Arguing that being bisexual or transgender is a regular sexual preference or orientation, Altomonte said that such forms of gender need not be accepted, since they’re already part of the social norm. He concluded by saying that what the LGBT community is longing for is genuine acceptance.

The second speaker was Pat Bringas, current head of the University of the Philippines (UP) Babaylan, a student group consisting of LGBT and gender equality advocates. Bringas discussed several issues related to the LGBT community and he also shared an advocacy project of UP Babaylan depicting the different questions commonly asked among the LGBT. These questions, he said, are often gender-biased. He also expressed dismay on how the skills and competencies of some members of the LGBT community are being wasted due to discrimination in workplaces.

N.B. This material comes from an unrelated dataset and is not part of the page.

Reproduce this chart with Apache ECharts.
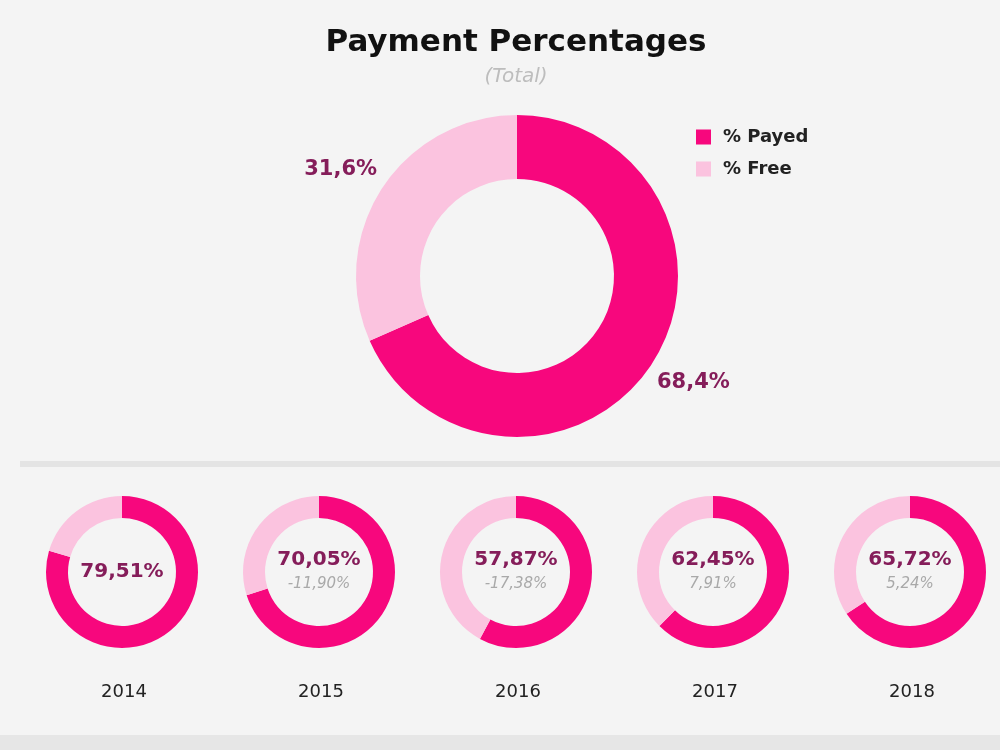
<!DOCTYPE html>
<html>
<head>
<meta charset="utf-8">
<script src="https://cdn.jsdelivr.net/npm/echarts@6/dist/echarts.min.js"></script>
<style>
  html, body { margin: 0; padding: 0; background: #f4f4f4; }
  #main { width: 1000px; height: 750px; }
</style>
</head>
<body>
<div id="main"></div>
<script>
var categories = ['% Payed', '% Free'];
var totalValues = [68.4, 31.6];
var years = ['2014', '2015', '2016', '2017', '2018'];
var payedPct = [79.51, 70.05, 57.87, 62.45, 65.72];
var changePct = [null, -11.90, -17.38, 7.91, 5.24];

var colors = ['#f7077d', '#fbc3df'];
var labelColor = '#851d5a';
var font = "'DejaVu Sans', 'Liberation Sans', Arial, sans-serif";

function fmt(v, d) {
  return v.toFixed(d).replace('.', ',') + '%';
}

var myChart = echarts.init(document.getElementById('main'));

var titles = [{
  text: 'Payment Percentages',
  subtext: '(Total)',
  left: 516,
  top: 27,
  padding: 0,
  textAlign: 'center',
  itemGap: 9,
  textStyle: { fontFamily: font, fontSize: 31, fontWeight: 'bold', color: '#111' },
  subtextStyle: { fontFamily: font, fontSize: 20, fontStyle: 'italic', color: '#bdbdbd' }
}];

var series = [{
  name: 'Total',
  type: 'pie',
  center: [517, 276],
  radius: [97, 161],
  startAngle: 90,
  clockwise: true,
  silent: true,
  label: { show: false },
  labelLine: { show: false },
  data: categories.map(function (c, i) {
    return { name: c, value: totalValues[i], itemStyle: { color: colors[i] } };
  })
}, {
  // ring only used to place the outside labels
  type: 'pie',
  center: [517, 276],
  radius: [161, 245],
  startAngle: 92,
  silent: true,
  legendHoverLink: false,
  itemStyle: { color: 'rgba(0,0,0,0)' },
  label: {
    show: true,
    position: 'inside',
    fontFamily: font,
    fontSize: 21,
    fontWeight: 'bold',
    color: labelColor,
    formatter: function (p) { return fmt(p.value, 1); }
  },
  labelLine: { show: false },
  data: categories.map(function (c, i) {
    return { name: c + ' ', value: totalValues[i] };
  })
}];

var startX = 122, gapX = 197;
for (var i = 0; i < years.length; i++) {
  var cx = startX + gapX * i;
  var txt = changePct[i] === null ?
    '{a|' + fmt(payedPct[i], 2) + '}' :
    '{a|' + fmt(payedPct[i], 2) + '}\n{b|' + fmt(changePct[i], 2) + '}';
  series.push({
    name: years[i],
    type: 'pie',
    center: [cx, 572],
    radius: [54, 76],
    startAngle: 90,
    silent: true,
    labelLine: { show: false },
    data: [{
      name: categories[0],
      value: payedPct[i],
      itemStyle: { color: colors[0] },
      label: {
        show: true,
        position: 'center',
        formatter: txt,
        rich: {
          a: { fontFamily: font, fontSize: 20, fontWeight: 'bold', color: labelColor, lineHeight: 24 },
          b: { fontFamily: font, fontSize: 15, fontStyle: 'italic', color: '#a9a9a9', lineHeight: 24 }
        }
      }
    }, {
      name: categories[1],
      value: +(100 - payedPct[i]).toFixed(2),
      itemStyle: { color: colors[1] },
      label: { show: false }
    }]
  });
  titles.push({
    text: years[i],
    left: cx + 2,
    top: 683,
    padding: 0,
    textAlign: 'center',
    textStyle: { fontFamily: font, fontSize: 18, fontWeight: 'normal', color: '#222' }
  });
}

var option = {
  backgroundColor: '#f4f4f4',
  animation: false,
  title: titles,
  legend: {
    data: categories,
    orient: 'vertical',
    left: 696,
    top: 128,
    padding: 0,
    itemWidth: 15,
    itemHeight: 15,
    itemGap: 14,
    icon: 'rect',
    selectedMode: false,
    textStyle: { fontFamily: font, fontSize: 18, fontWeight: 'bold', color: '#222', padding: [0, 0, 0, 7] }
  },
  graphic: [
    { type: 'rect', left: 20, top: 461, shape: { width: 980, height: 6 }, style: { fill: '#e4e4e4' }, silent: true },
    { type: 'rect', left: 0, top: 735, shape: { width: 1000, height: 15 }, style: { fill: '#e6e6e6' }, silent: true }
  ],
  series: series
};

myChart.setOption(option);
</script>
</body>
</html>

Last June 2013, a global survey was conducted in several countries asking whether homosexuality should be accepted in the respondents’ countries. 73 percent of those surveyed in the Philippines agreed that it should be accepted and since then, the country has been dubbed by local broadsheets and online news platforms as a gay-friendly country.

Bringas said that although the survey results may be true, the country hasn’t entirely accepted the LGBT community. This is a lingering concern that serves as one of the main reasons that various LGBT groups — including QAA and UP Babaylan — are being formed.